Doch der publikumswirksame Shakespeare hat in seinem "Sturm" die Romantik nicht vergessen: Der hübsche Königssohn Ferdinand wurde ebenfalls mit auf die Insel gespült und lässt Mirandas Herz in Liebe entflammen. Zum Glück ist auch sie zu einem reizenden Geschöpf geworden, für das er sie ebenfalls erwärmen kann. Neben einem hervorragend besetzten, starken Ensemble ist die Darstellerin der Miranda Maxi Schmitz die ganz besondere Entdeckung des Abends.

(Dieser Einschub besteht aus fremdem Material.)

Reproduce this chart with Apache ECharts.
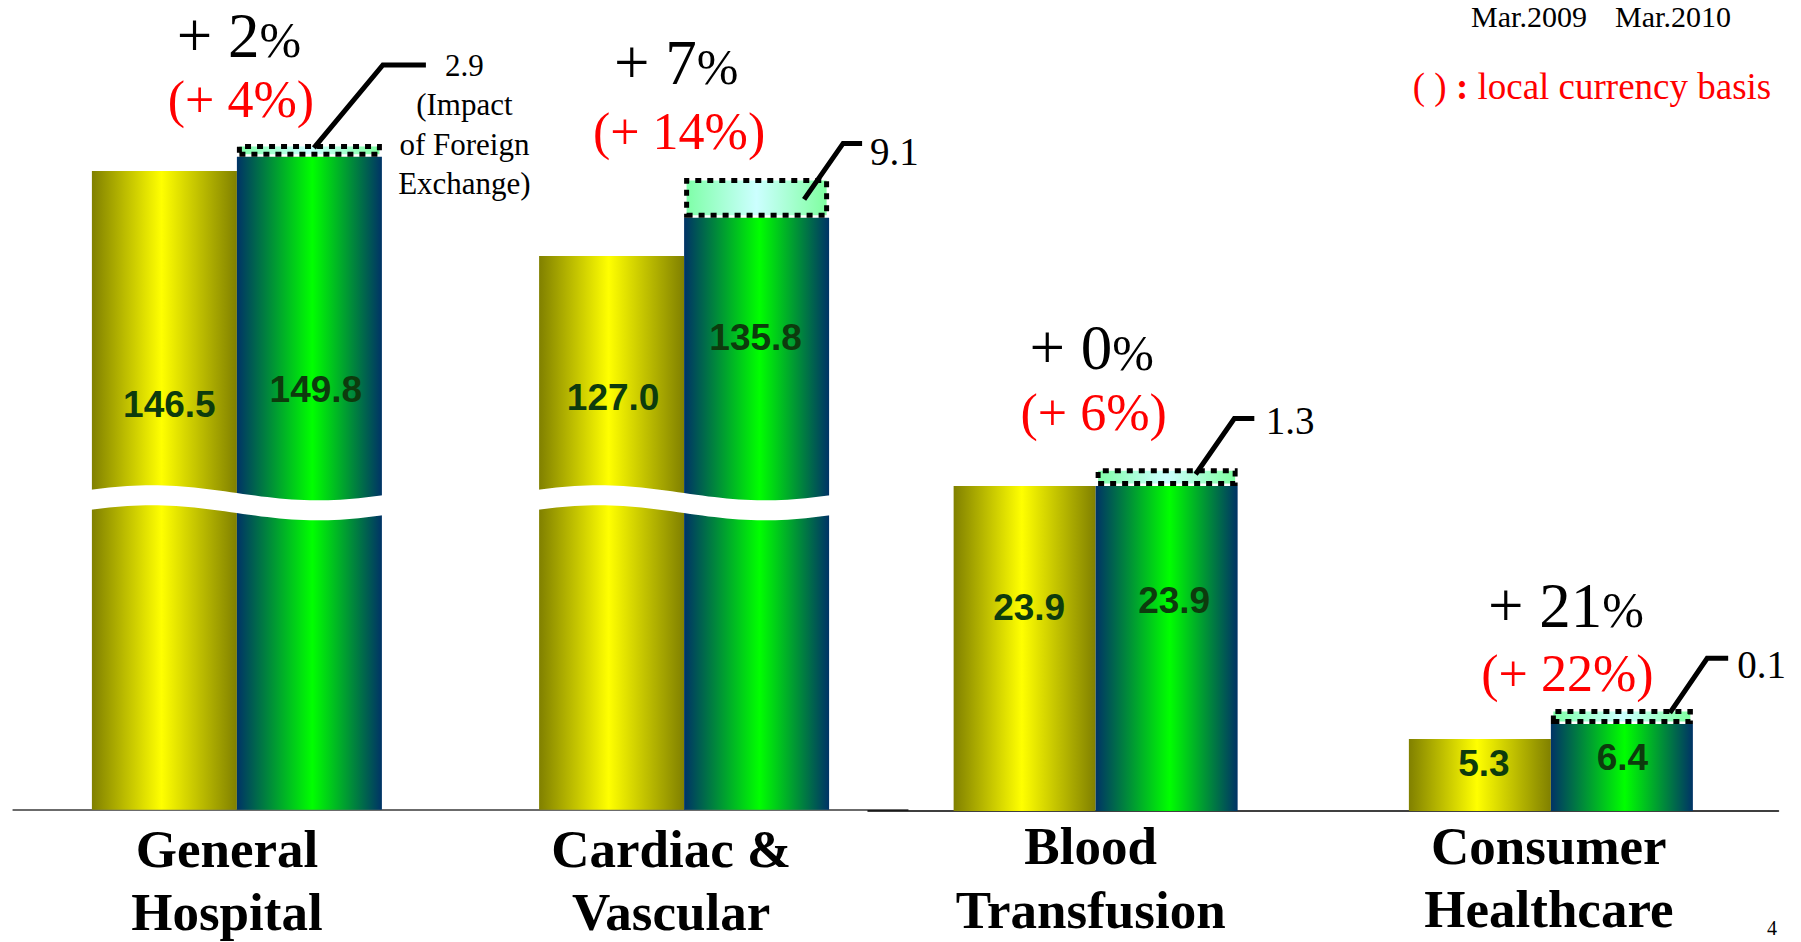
<!DOCTYPE html>
<html>
<head>
<meta charset="utf-8">
<script src="https://cdn.jsdelivr.net/npm/echarts@6/dist/echarts.min.js"></script>
<style>
html,body{margin:0;padding:0;background:#fff;}
#chart{width:1801px;height:942px;}
</style>
</head>
<body>
<div id="chart"></div>
<script>
// ---------------- data ----------------
const categories = ['General\nHospital', 'Cardiac &\nVascular', 'Blood\nTransfusion', 'Consumer\nHealthcare'];
const periods = ['Mar.2009', 'Mar.2010'];
const sales2009 = [146.5, 127.0, 23.9, 5.3];
const sales2010 = [149.8, 135.8, 23.9, 6.4];
const fxImpact = [2.9, 9.1, 1.3, 0.1];
const growthReported = [2, 7, 0, 21];
const growthLocal = [4, 14, 6, 22];
const fxNote = '(Impact\nof Foreign\nExchange)';
const noteText = '( ) : local currency basis';
const pageNumber = '4';
const scaleBreakAt = 70.4;   // value (left panel) where the scale-break wave is drawn

// ---------------- styling / layout ----------------
const SERIF = '"Liberation Serif", "Times New Roman", serif';
const SANS = '"Liberation Sans", Arial, sans-serif';

const panels = [
  { idx: [0, 1], grid: { left: 13.3, right: 893.3, top: 25, bottom: 132.3 }, yMax: 180, barW: 145,
    axisColor: '#6b6b6b', axisWidth: 2, labelMargin: 8, minH: 0, wave: true },
  { idx: [2, 3], grid: { left: 868, right: 22.5, top: 63, bottom: 131 }, yMax: 55, barW: 142,
    axisColor: '#000000', axisWidth: 1.5, labelMargin: 3.5, minH: 15, wave: false }
];

const barLabelDy = { a: [233, 141, 122, 25], b: [233, 120, 115, 33.5] };
const barLabelDx = { a: [5, 1.5, 4.5, 4], b: [6.5, -1, 7.5, 0.5] };
const catShift = [20, 26, 10, 4];
const catLineH = [[63, 63], [63, 63], [63, 64], [63, 63]];
const leader = [
  { s: [-68, -8.7], c: [1, -91.7], e: 44 },
  { s: [-25, -18.3], c: [14, -74.3], e: 33 },
  { s: [-42, -11.7], c: [-3.3, -67.4], e: 16.7 },
  { s: [-23, -11], c: [14.3, -65.7], e: 35.3 }
];
const fxPos = [
  { x: 82.5, y: -91.2, align: 'center', size: 31, lh: 39.5 },
  { x: 41, y: -66.6, align: 'left', size: 39, lh: 46 },
  { x: 28, y: -65, align: 'left', size: 39, lh: 46 },
  { x: 44.3, y: -59, align: 'left', size: 39, lh: 46 }
];
const pctPos = [
  { bx: 2, by: -121, rx: 4, ry: -57.5 },
  { bx: -8, by: -155, rx: -5, ry: -86.3 },
  { bx: -4, by: -137.5, rx: -2, ry: -73 },
  { bx: 15, by: -118.2, rx: 16.5, ry: -50.3 }
];

function hGrad(stops) {
  return { type: 'linear', x: 0, y: 0, x2: 1, y2: 0,
    colorStops: stops.map(s => ({ offset: s[0], color: s[1] })) };
}
const yellowGrad = hGrad([[0, '#808000'], [0.48, '#ffff00'], [1, '#808000']]);
const greenGrad = hGrad([[0, '#003366'], [0.52, '#00ff00'], [1, '#003366']]);
const fxGrad = hGrad([[0, '#7fffa8'], [0.5, '#ccffff'], [1, '#7fffa0']]);

const grids = [], xAxes = [], yAxes = [], series = [];

panels.forEach((pn, g) => {
  grids.push(Object.assign({ containLabel: false }, pn.grid));
  const rich = {};
  pn.idx.forEach((i, j) => {
    ['a', 'b'].forEach((ln, k) => {
      rich['c' + j + ln] = {
        fontFamily: SERIF, fontWeight: 'bold', fontSize: 53, color: '#000',
        lineHeight: catLineH[i][k], padding: [0, catShift[i], 0, 0]
      };
    });
  });
  xAxes.push({
    gridIndex: g, type: 'category', data: pn.idx.map(i => categories[i]),
    axisLine: { show: true, lineStyle: { color: pn.axisColor, width: pn.axisWidth } },
    axisTick: { show: false },
    splitLine: { show: false },
    axisLabel: {
      interval: 0, margin: pn.labelMargin, align: 'center',
      formatter: (v, j) => v.split('\n').map((s, k) => '{c' + j + (k ? 'b' : 'a') + '|' + s + '}').join('\n'),
      rich: rich
    }
  });
  yAxes.push({ gridIndex: g, type: 'value', min: 0, max: pn.yMax, show: false, splitLine: { show: false } });

  const mkLabel = (key, i) => ({
    show: true, position: ['50%', barLabelDy[key][i]], offset: [barLabelDx[key][i], 0],
    align: 'center', verticalAlign: 'middle',
    fontFamily: SANS, fontWeight: 'bold', fontSize: 37, color: '#0d3b0d',
    formatter: p => Number(p.value).toFixed(1)
  });

  series.push({
    name: periods[0], type: 'bar', xAxisIndex: g, yAxisIndex: g,
    barWidth: pn.barW, barGap: '0%', z: 2,
    itemStyle: { color: yellowGrad },
    data: pn.idx.map(i => ({ value: sales2009[i], label: mkLabel('a', i) }))
  });
  series.push({
    name: periods[1], type: 'bar', xAxisIndex: g, yAxisIndex: g, stack: 'st' + g,
    barWidth: pn.barW, barGap: '0%', z: 2,
    itemStyle: { color: greenGrad },
    data: pn.idx.map(i => ({ value: sales2010[i], label: mkLabel('b', i) }))
  });
  series.push({
    name: 'FX', type: 'bar', xAxisIndex: g, yAxisIndex: g, stack: 'st' + g,
    barWidth: pn.barW, barGap: '0%', z: 3, barMinHeight: pn.minH,
    itemStyle: { color: fxGrad, borderColor: '#000', borderWidth: 5, borderType: [6, 6] },
    data: pn.idx.map(i => fxImpact[i])
  });

  if (pn.wave) {
    series.push({
      type: 'custom', xAxisIndex: g, yAxisIndex: g, z: 4, silent: true,
      data: pn.idx.map((i, j) => [j, scaleBreakAt]),
      encode: { x: 0, y: 1 },
      renderItem: (params, api) => {
        const pt = api.coord([api.value(0), api.value(1)]);
        const L = pt[0] - pn.barW - 1, W = 2 * pn.barW + 2;
        const top = [], bot = [];
        for (let k = 0; k <= 48; k++) {
          const x = L + W * k / 48;
          const y = pt[1] - 10 - 7.5 * Math.cos(2 * Math.PI * (x - L - 61) / 332);
          top.push([x, y]); bot.push([x, y + 20]);
        }
        return { type: 'polygon', shape: { points: top.concat(bot.reverse()) }, style: { fill: '#ffffff' } };
      }
    });
  }

  series.push({
    type: 'custom', xAxisIndex: g, yAxisIndex: g, z: 6, silent: true,
    data: pn.idx.map((i, j) => [j, sales2010[i], i]),
    encode: { x: 0, y: 1 },
    renderItem: (params, api) => {
      const j = api.value(0), v = api.value(1), i = api.value(2);
      const pt = api.coord([j, v]);
      const cx = pt[0], G = pt[1], R = cx + pn.barW;
      const L = leader[i], T = fxPos[i], P = pctPos[i];
      const fxStr = fxImpact[i].toFixed(1) + (i === 0 ? '\n' + fxNote : '');
      return {
        type: 'group', children: [
          { type: 'polyline',
            shape: { points: [[R + L.s[0], G + L.s[1]], [R + L.c[0], G + L.c[1]], [R + L.e, G + L.c[1]]] },
            style: { stroke: '#000', lineWidth: 5, fill: null } },
          { type: 'text',
            style: { text: fxStr, x: R + T.x, y: G + T.y - T.lh / 2, align: T.align, verticalAlign: 'top',
              lineHeight: T.lh, fontFamily: SERIF, fontSize: T.size, fill: '#000' } },
          { type: 'text',
            style: { text: '{n|+ ' + growthReported[i] + '}{p|%}', x: cx + P.bx, y: G + P.by,
              align: 'center', verticalAlign: 'middle',
              rich: { n: { fontFamily: SERIF, fontSize: 63, lineHeight: 50, color: '#000' },
                      p: { fontFamily: SERIF, fontSize: 50, lineHeight: 50, color: '#000', padding: [9, 0, 0, 0] } } } },
          { type: 'text',
            style: { text: '(+ ' + growthLocal[i] + '%)', x: cx + P.rx, y: G + P.ry, lineHeight: 54,
              align: 'center', verticalAlign: 'middle', fontFamily: SERIF, fontSize: 52, fill: '#ff0000' } }
        ]
      };
    }
  });
});

const chart = echarts.init(document.getElementById('chart'), null, { renderer: 'svg', width: 1801, height: 942 });
chart.setOption({
  backgroundColor: '#ffffff',
  animation: false,
  grid: grids,
  xAxis: xAxes,
  yAxis: yAxes,
  series: series,
  graphic: [
    { type: 'text', x: 1529, y: 16, style: { text: periods[0], fontFamily: SERIF, fontSize: 30, fill: '#000', align: 'center', verticalAlign: 'middle' } },
    { type: 'text', x: 1673, y: 16, style: { text: periods[1], fontFamily: SERIF, fontSize: 30, fill: '#000', align: 'center', verticalAlign: 'middle' } },
    { type: 'text', x: 1592, y: 86, style: { text: noteText.replace(':', '{b|:}'), fontFamily: SERIF, fontSize: 37, fill: '#ff0000', align: 'center', verticalAlign: 'middle',
        rich: { b: { fontFamily: SERIF, fontSize: 37, fontWeight: 'bold', color: '#ff0000' } } } },
    { type: 'text', x: 1772, y: 928, style: { text: pageNumber, fontFamily: SERIF, fontSize: 20, fill: '#000', align: 'center', verticalAlign: 'middle' } }
  ]
});
</script>
</body>
</html>
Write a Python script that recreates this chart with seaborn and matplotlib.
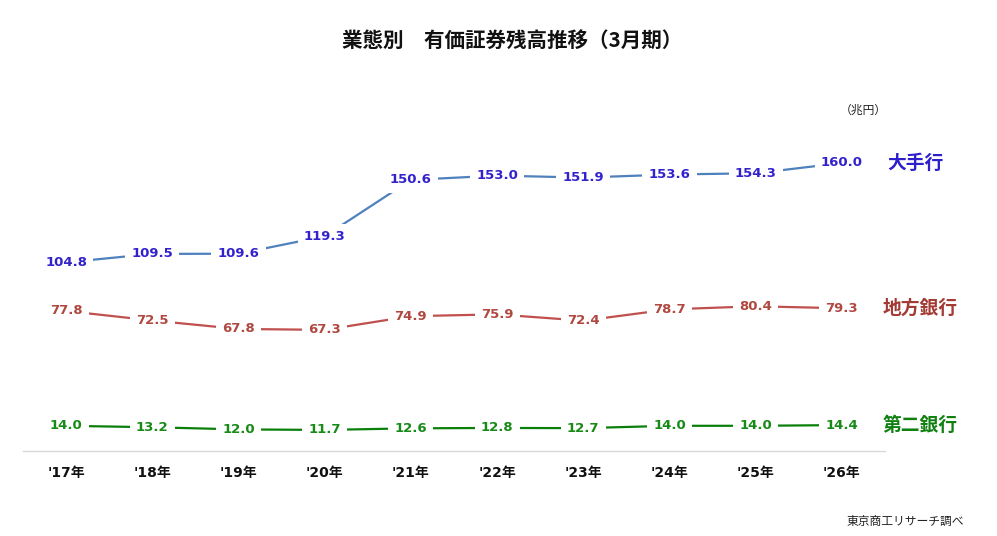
import pandas as pd
import matplotlib.pyplot as plt
import seaborn as sns

years = ["'17年", "'18年", "'19年", "'20年", "'21年", "'22年", "'23年", "'24年", "'25年", "'26年"]
major = [104.8, 109.5, 109.6, 119.3, 150.6, 153.0, 151.9, 153.6, 154.3, 160.0]
regional = [77.8, 72.5, 67.8, 67.3, 74.9, 75.9, 72.4, 78.7, 80.4, 79.3]
second = [14.0, 13.2, 12.0, 11.7, 12.6, 12.8, 12.7, 14.0, 14.0, 14.4]
groups = ["大手行", "地方銀行", "第二銀行"]

line_colors = {"大手行": "#4F81BD", "地方銀行": "#C0504D", "第二銀行": "#0A800A"}
text_colors = {"大手行": "#3322CC", "地方銀行": "#B04840", "第二銀行": "#178A17"}
name_colors = {"大手行": "#2E1FCC", "地方銀行": "#A33A34", "第二銀行": "#108010"}

rows = []
for g, vals in zip(groups, [major, regional, second]):
    for i, v in enumerate(vals):
        rows.append({"x": i, "value": v, "group": g})
df = pd.DataFrame(rows)

sns.set_theme(style="white")
plt.rcParams['font.family'] = ['DejaVu Sans', 'Noto Sans CJK JP']
cjk = ['Noto Sans CJK JP', 'DejaVu Sans']

fig = plt.figure(figsize=(9.97, 5.36), dpi=100)
ax = fig.add_axes([23 / 997, 85 / 536, 862 / 997, 351 / 536])

sns.lineplot(data=df, x="x", y="value", hue="group", palette=line_colors,
             linewidth=1.6, legend=False, ax=ax)

for _, r in df.iterrows():
    ax.text(r["x"], r["value"], f"{r['value']:.1f}", ha="center", va="center",
            fontsize=9.5, fontweight="bold", color=text_colors[r["group"]],
            bbox=dict(facecolor="white", edgecolor="none", pad=4.5), zorder=5)

# series names at the right end
name_x = {"大手行": 9.53, "地方銀行": 9.47, "第二銀行": 9.47}
for g, vals in zip(groups, [major, regional, second]):
    ax.text(name_x[g], vals[-1], g, ha="left", va="center", fontsize=13.5,
            fontweight="bold", color=name_colors[g], family=cjk, clip_on=False)

ax.set_xlim(-0.5, 9.5)
ax.set_ylim(0, 195)
ax.set_xticks(range(len(years)))
ax.set_xticklabels(years, fontsize=10, fontweight="bold", color="#111111")
ax.tick_params(axis="x", length=0, pad=11)
ax.set_yticks([])
ax.set_xlabel("")
ax.set_ylabel("")
for side in ["left", "right", "top"]:
    ax.spines[side].set_visible(False)
ax.spines["bottom"].set_color("#D9D9D9")
ax.spines["bottom"].set_linewidth(1)

fig.text(0.514, 1 - 40 / 536, "業態別　有価証券残高推移（3月期）", ha="center", va="center",
         fontsize=14.8, fontweight="bold", color="#111111", family=cjk)
fig.text(863 / 997, 1 - 110 / 536, "（兆円）", ha="center", va="center",
         fontsize=8.5, color="#222222", family=cjk)
fig.text(905 / 997, 1 - 521 / 536, "東京商工リサーチ調べ", ha="center", va="center",
         fontsize=8.5, color="#222222", family=cjk)

fig.savefig("out.png", dpi=100, facecolor="white")
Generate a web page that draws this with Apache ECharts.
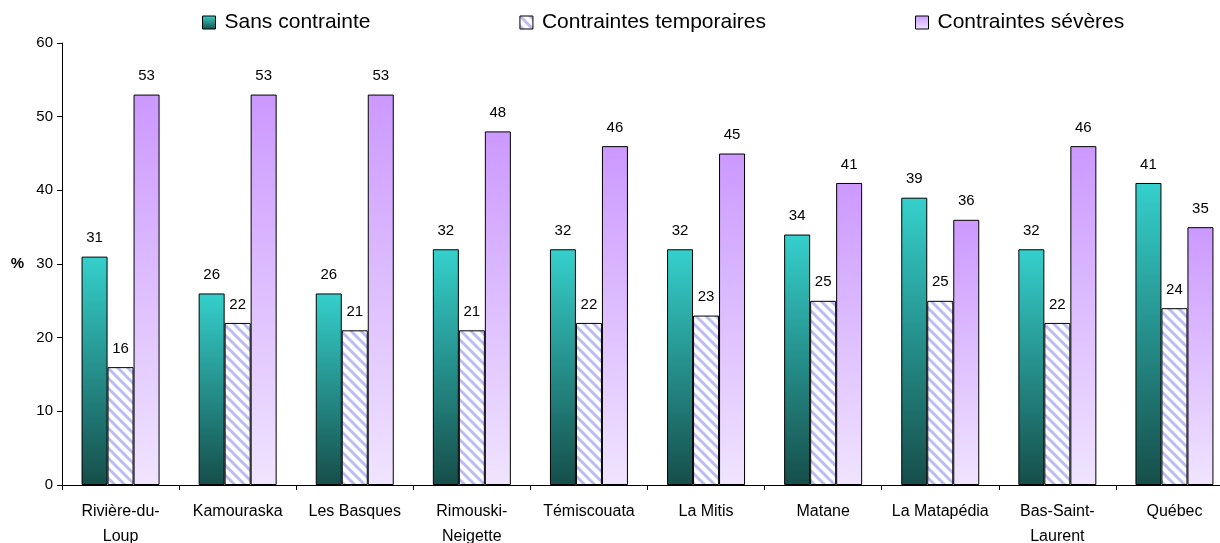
<!DOCTYPE html>
<html>
<head>
<meta charset="utf-8">
<script src="https://cdn.jsdelivr.net/npm/echarts@6/dist/echarts.min.js"></script>
<style>
html, body { margin: 0; padding: 0; background: #fff; }
#chart { width: 1220px; height: 543px; }
</style>
</head>
<body>
<div id="chart"></div>
<script>
var regions = ['Rivière-du-\nLoup', 'Kamouraska', 'Les Basques', 'Rimouski-\nNeigette', 'Témiscouata',
	'La Mitis', 'Matane', 'La Matapédia', 'Bas-Saint-\nLaurent', 'Québec'];
var sansContrainte = [31, 26, 26, 32, 32, 32, 34, 39, 32, 41];
var contraintesTemporaires = [16, 22, 21, 21, 22, 23, 25, 25, 22, 24];
var contraintesSeveres = [53, 53, 53, 48, 46, 45, 41, 36, 46, 35];
var seriesNames = ['Sans contrainte', 'Contraintes temporaires', 'Contraintes sévères'];

// hachures pour la série du milieu
function hatch() {
	var n = 10;
	var c = document.createElement('canvas');
	c.width = n; c.height = n;
	var ctx = c.getContext('2d');
	ctx.fillStyle = '#ffffff';
	ctx.fillRect(0, 0, n, n);
	ctx.strokeStyle = '#bcbcf4';
	ctx.lineWidth = 3;
	ctx.beginPath();
	ctx.moveTo(-2, -2); ctx.lineTo(n + 2, n + 2);
	ctx.moveTo(-2, n - 2); ctx.lineTo(2, n + 2);
	ctx.moveTo(n - 2, -2); ctx.lineTo(n + 2, 2);
	ctx.stroke();
	return c;
}

var font = 'Liberation Sans, Arial, sans-serif';
var myChart = echarts.init(document.getElementById('chart'));

function labelOpt() {
	return { show: true, position: 'top', distance: 11, color: '#000', fontSize: 15, fontFamily: font };
}

var option = {
	animation: false,
	legend: {
		top: 7,
		left: 197,
		itemGap: 149,
		itemWidth: 13,
		itemHeight: 13,
		icon: 'rect',
		itemStyle: { borderColor: '#000', borderWidth: 1 },
		textStyle: { fontSize: 21, color: '#000', fontFamily: font, padding: [0, 0, 0, 4] },
		data: seriesNames
	},
	grid: { left: 62, right: -13, top: 43, bottom: 58, outerBoundsMode: 'none', containLabel: false },
	xAxis: {
		type: 'category',
		data: regions,
		axisLine: { lineStyle: { color: '#000' } },
		axisTick: { show: true, length: 5, lineStyle: { color: '#000' } },
		axisLabel: { color: '#000', fontSize: 16, fontFamily: font, margin: 14, lineHeight: 25, interval: 0 }
	},
	yAxis: {
		type: 'value',
		min: 0,
		max: 60,
		interval: 10,
		name: '%',
		nameLocation: 'middle',
		nameRotate: 0,
		nameGap: 38,
		nameTextStyle: { fontWeight: 'bold', fontSize: 15, color: '#000', fontFamily: font },
		axisLine: { show: true, lineStyle: { color: '#000' } },
		axisTick: { show: true, length: 5, lineStyle: { color: '#000' } },
		axisLabel: { color: '#000', fontSize: 15, fontFamily: font, margin: 9 },
		splitLine: { show: false }
	},
	series: [{
		name: seriesNames[0],
		type: 'bar',
		barWidth: 26,
		barGap: '0%',
		data: sansContrainte,
		label: labelOpt(),
		itemStyle: {
			borderColor: '#000',
			borderWidth: 1,
			color: new echarts.graphic.LinearGradient(0, 0, 0, 1, [
				{ offset: 0, color: '#35d0cc' },
				{ offset: 1, color: '#164e4a' }
			])
		}
	}, {
		name: seriesNames[1],
		type: 'bar',
		barWidth: 26,
		barGap: '0%',
		data: contraintesTemporaires,
		label: labelOpt(),
		itemStyle: {
			borderColor: '#000',
			borderWidth: 1,
			color: { image: hatch(), repeat: 'repeat' }
		}
	}, {
		name: seriesNames[2],
		type: 'bar',
		barWidth: 26,
		barGap: '0%',
		data: contraintesSeveres,
		label: labelOpt(),
		itemStyle: {
			borderColor: '#000',
			borderWidth: 1,
			color: new echarts.graphic.LinearGradient(0, 0, 0, 1, [
				{ offset: 0, color: '#cc99ff' },
				{ offset: 1, color: '#f0e4ff' }
			])
		}
	}]
};
myChart.setOption(option);
</script>
</body>
</html>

Wie sie mit allen Fasern ihres Körpers bis in die Finger- und Zehenspitzen ihrer Unschuld, Neugierde, Zuneigung und Freude Ausdruck verleihen kann, ist beeindruckend.

Bei der weiblichen Prospero korrespondieren die Machtgelüste der Herrscherin mit einer starken Durchsetzungskraft, die ihr ein Überleben mit ihrer Tochter auf der verlassenen Insel überhaupt erst ermöglicht hat. Neben ihrer in Wut und Rache kompensierter Verletztheit zeigt Linde Lange auch die liebevolle, zärtliche Mutter. Jetzt im Alter hat sie die Macht zur Abrechnung, aber auch die Weisheit zur Milde und zum Verzeihen gefunden. Prospero erkennt am Schluss: "Wir Menschen sind doch alle nur aus dem Stoff gemacht, aus dem die Träume sind." Ihr ist klar geworden, dass alle sich zwar unheimlich wichtig nehmen, aber letztendlich nur ein Hauch im Weltgeschehen sind.

Ebenso detailgenau wird die Komplexität der Figur Ariel von Marcel Weinand gezeichnet. Der in die Dienerposition Gezwungene ringt um seine Würde, wohlwissend dass seine Chefin ohne ihn unfähig wäre ihrer Vorstellung von Gerechtigkeit genüge zu tun.

Maryn Stucken ist das Kunststück gelungen trotz der beschränkten Mitteln eines kleinen Privattheaters eine große, vielschichtige Inszenierung zu kreieren.